Una trappola mortale dietro l’omicidio di Matteo Mendola a Pombia

Con l’arresto del mandante si conferma l’ipotesi della trappola mortale, che sarebbe stata tesa a Matteo Mendola. La sera del 4 aprile il 33enne di Busto Arsizio era convinto di uscire per andare a commettere un furto in villa a Pombia. La vittima, infatti, era stata trovata vestita con una tuta scura. Ma una volta arrivato con i due complici nel Parco del Ticino, Mendola è stato sopraffatto e ucciso brutalmente. Sullo sfondo un movente legato alla droga. Forse dei debiti che Mendola avrebbe pagato con la vita.

Il colpo in villa era stato pianificato da Mendola e dai suoi assassini. Qualche giorno prima la vittima aveva partecipato a un sopralluogo preparatorio. Non si trattava della prima esperienza da topo d’appartamento, secondo gli inquirenti. I riscontri e le dichiarazioni raccolte danno agli investigatori le certezza che al momento della brutale esecuzione fossero presenti Antonio Lembo e Angelo Mancino. Entrambi sono reoconfessi, ma Mancino sostiene che quella sera era uscito di casa per andare a commettere il furto e che non sapesse del delitto. Ci si sarebbe trovato in mezzo.

Ma Lembo, Mancino e Giuseppe Cauchi (ritenuto il mandante, arrestato all’alba di martedì 19 settembre) sono tutti accusati di omicidio premeditato aggravato. Secondo la Procura di Novara il delitto era stato pianificato, perché avvenisse in una giornata in cui Cauchi si trovasse via da Busto, in modo tale da garantirsi un alibi. E così è stato.

Mendola conosceva l’uomo che avrebbe commissionato il suo omicidio. Entrambi facevano parte della comunità gelese di Busto Arsizio, si erano frequentati e avevano amicizie in comune. Fra Lembo, Mancino e Cauchi c’erano dei rapporti di lavoro. Mancino, originario del centro Italia, si era trasferito al Nord proprio per andare a lavorare per Cauchi nel settore edile.

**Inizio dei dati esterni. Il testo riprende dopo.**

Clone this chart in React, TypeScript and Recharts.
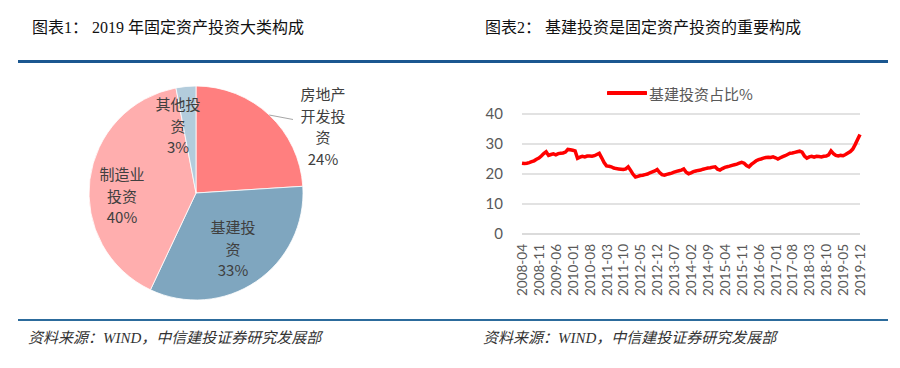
import * as React from "react";
import { PieChart, Pie, Cell, LineChart, Line, XAxis, YAxis, CartesianGrid, Legend } from "recharts";

// 图表1 数据
const pieNames = ["房地产开发投资", "基建投资", "制造业投资", "其他投资"];
const pieValues = [24, 33, 40, 3];
const pieLabelLines = [["房地产", "开发投", "资"], ["基建投", "资"], ["制造业", "投资"], ["其他投", "资"]];
const pieColors = ["#FF7F7F", "#7FA6BF", "#FFAEAE", "#B3CCDC"];

// 图表2 数据 (2008-04 ~ 2019-12, 月度)
const startYear = 2008;
const startMonth = 4;
const infraShare = [
  23.6, 23.5, 23.6, 23.8, 24.1, 24.4, 24.9, 25.3, 26.0, 26.8,
  27.4, 26.2, 26.5, 26.7, 26.4, 26.8, 26.9, 27.0, 27.3, 28.2,
  28.1, 27.9, 27.7, 25.2, 25.6, 25.9, 25.7, 26.0, 26.0, 25.9,
  26.1, 26.5, 26.9, 25.4, 23.8, 22.7, 22.6, 22.4, 22.0, 21.8,
  21.7, 21.6, 21.5, 21.7, 22.4, 21.2, 19.9, 19.0, 19.2, 19.5,
  19.6, 19.8, 20.0, 20.4, 20.7, 21.0, 21.5, 20.5, 19.8, 19.6,
  19.9, 20.1, 20.3, 20.6, 20.9, 21.1, 21.3, 21.7, 20.6, 20.1,
  20.4, 20.8, 21.0, 21.2, 21.3, 21.6, 21.8, 22.0, 22.1, 22.3,
  22.4, 21.6, 21.3, 21.8, 22.2, 22.4, 22.6, 22.9, 23.1, 23.3,
  23.6, 23.9, 23.6, 22.8, 22.4, 23.2, 23.8, 24.4, 24.8, 25.0,
  25.3, 25.5, 25.6, 25.5, 25.7, 25.4, 25.0, 25.4, 25.8, 26.1,
  26.5, 26.9, 27.0, 27.2, 27.4, 27.6, 27.3, 26.0, 25.3, 25.7,
  25.9, 25.6, 25.9, 25.8, 25.7, 25.9, 26.0, 26.4, 27.7, 26.8,
  26.2, 26.0, 26.2, 26.1, 26.5, 27.0, 27.5, 28.3, 29.8, 31.5,
  33.2,
];
const monthLabels = infraShare.map((_, i) => {
  const m = startMonth - 1 + i;
  return `${startYear + Math.floor(m / 12)}-${String((m % 12) + 1).padStart(2, "0")}`;
});
const xTicks = [
  "2008-04", "2008-11", "2009-06", "2010-01", "2010-08", "2011-03", "2011-10",
  "2012-05", "2012-12", "2013-07", "2014-02", "2014-09", "2015-04", "2015-11",
  "2016-06", "2017-01", "2017-08", "2018-03", "2018-10", "2019-05", "2019-12",
];
const yTicks = [0, 10, 20, 30, 40];

const pieData = pieNames.map((name, i) => ({ name, value: pieValues[i] }));
const lineData = monthLabels.map((month, i) => ({ month, share: infraShare[i] }));

// label block offsets from pie centre
const labelLayout = [
  { dx: 127, dy: -67 },
  { dx: 37, dy: 55 },
  { dx: -74, dy: 2 },
  { dx: -18, dy: -68 },
];

const CJK = '"Noto Sans CJK SC", sans-serif';
const NUM = 'Lato, "Noto Sans CJK SC", sans-serif';
const RAD = Math.PI / 180;

const renderPieLabel = (props: any) => {
  const { cx, cy, index, midAngle, outerRadius, value } = props;
  const lay = labelLayout[index];
  const lines = [...pieLabelLines[index], `${value}%`];
  const lh = 21.7;
  const x = cx + lay.dx;
  const y0 = cy + lay.dy - ((lines.length - 1) * lh) / 2;
  const leader =
    index === 0 ? (
      <polyline
        points={`${cx + outerRadius * Math.cos(-midAngle * RAD)},${cy + outerRadius * Math.sin(-midAngle * RAD)} ${x - 30},${y0 + lh * 1.2}`}
        stroke="#A6A6A6"
        strokeWidth={1}
        fill="none"
      />
    ) : null;
  return (
    <g key={`lbl-${index}`}>
      {leader}
      <text x={x} textAnchor="middle" fill="#404040" fontSize={15} fontFamily={CJK}>
        {lines.map((t, i) => (
          <tspan key={i} x={x} y={y0 + i * lh} dominantBaseline="central">
            {t}
          </tspan>
        ))}
      </text>
    </g>
  );
};

const MonthTick = (props: any) => {
  const { x, y, payload } = props;
  return (
    <text
      x={x}
      y={y + 2}
      transform={`rotate(-90, ${x}, ${y + 2})`}
      textAnchor="end"
      dominantBaseline="central"
      fill="#595959"
      fontSize={13.5}
      fontFamily={NUM}
    >
      {payload.value}
    </text>
  );
};

const LegendContent = () => (
  <div style={{ display: "flex", alignItems: "center", height: 24, fontFamily: CJK, fontSize: 15, color: "#595959" }}>
    <svg width={40} height={8}>
      <line x1={1} y1={4} x2={39} y2={4} stroke="#FF0000" strokeWidth={4} strokeLinecap="round" />
    </svg>
    <span style={{ marginLeft: 2 }}>基建投资占比%</span>
  </div>
);

const titleStyle: React.CSSProperties = {
  position: "absolute",
  top: 14,
  fontSize: 16,
  color: "#111",
  fontFamily: '"Liberation Serif", "Noto Sans CJK SC", serif',
  whiteSpace: "nowrap",
};
const sourceStyle: React.CSSProperties = {
  position: "absolute",
  top: 326,
  fontSize: 15,
  color: "#333",
  fontStyle: "italic",
  fontFamily: '"Liberation Serif", "Noto Sans CJK SC", serif',
  whiteSpace: "nowrap",
};

export default function App() {
  return (
    <div style={{ position: "absolute", left: 0, top: 0, width: 900, height: 368, background: "#fff", overflow: "hidden" }}>
      <div style={{ ...titleStyle, left: 32 }}>图表1： 2019 年固定资产投资大类构成</div>
      <div style={{ ...titleStyle, left: 485 }}>图表2： 基建投资是固定资产投资的重要构成</div>
      <div style={{ position: "absolute", left: 18, top: 60, width: 870, height: 2.5, background: "#1B5790" }} />
      <div style={{ position: "absolute", left: 18, top: 318.5, width: 870, height: 2.5, background: "#2C6B9C" }} />
      <div style={{ ...sourceStyle, left: 28 }}>资料来源：WIND，中信建投证券研究发展部</div>
      <div style={{ ...sourceStyle, left: 483 }}>资料来源：WIND，中信建投证券研究发展部</div>

      <div style={{ position: "absolute", left: 0, top: 70 }}>
        <PieChart width={440} height={240} margin={{ top: 0, right: 0, bottom: 0, left: 0 }}>
          <Pie
            data={pieData}
            dataKey="value"
            nameKey="name"
            cx={196}
            cy={123}
            outerRadius={107}
            startAngle={90}
            endAngle={-270}
            stroke="#fff"
            strokeWidth={0.8}
            label={renderPieLabel}
            labelLine={false}
            isAnimationActive={false}
          >
            {pieData.map((d, i) => (
              <Cell key={d.name} fill={pieColors[i]} />
            ))}
          </Pie>
        </PieChart>
      </div>

      <div style={{ position: "absolute", left: 450, top: 70 }}>
        <LineChart width={450} height={234} data={lineData} margin={{ top: 20, right: 40, bottom: 0, left: 0 }}>
          <Legend verticalAlign="top" content={<LegendContent />} wrapperStyle={{ top: 11, left: 157, width: "auto" }} />
          <CartesianGrid vertical={false} stroke="#D9D9D9" strokeWidth={1.5} />
          <XAxis
            dataKey="month"
            ticks={xTicks}
            interval={0}
            tick={<MonthTick />}
            tickLine={false}
            axisLine={{ stroke: "#D9D9D9", strokeWidth: 1.5 }}
            height={70}
          />
          <YAxis
            domain={[0, 40]}
            ticks={yTicks}
            width={72}
            axisLine={false}
            tickLine={false}
            tickMargin={13}
            tick={{ fill: "#595959", fontSize: 15, fontFamily: NUM }}
          />
          <Line
            type="linear"
            dataKey="share"
            stroke="#FF0000"
            strokeWidth={3.5}
            dot={false}
            isAnimationActive={false}
          />
        </LineChart>
      </div>
    </div>
  );
}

Matteo Mendola, con alle spalle piccoli precedenti per droga, risultava disoccupato. In passato aveva gestito un’attività legata alla telefonia a Busto Arsizio, poi chiusa repentinamente per motivi poco chiari. Persino la moglie, sentita durante le indagini, non è stata in grado di riferire agli investigatori quale fosse l’occupazione del marito prima dell’uccisione.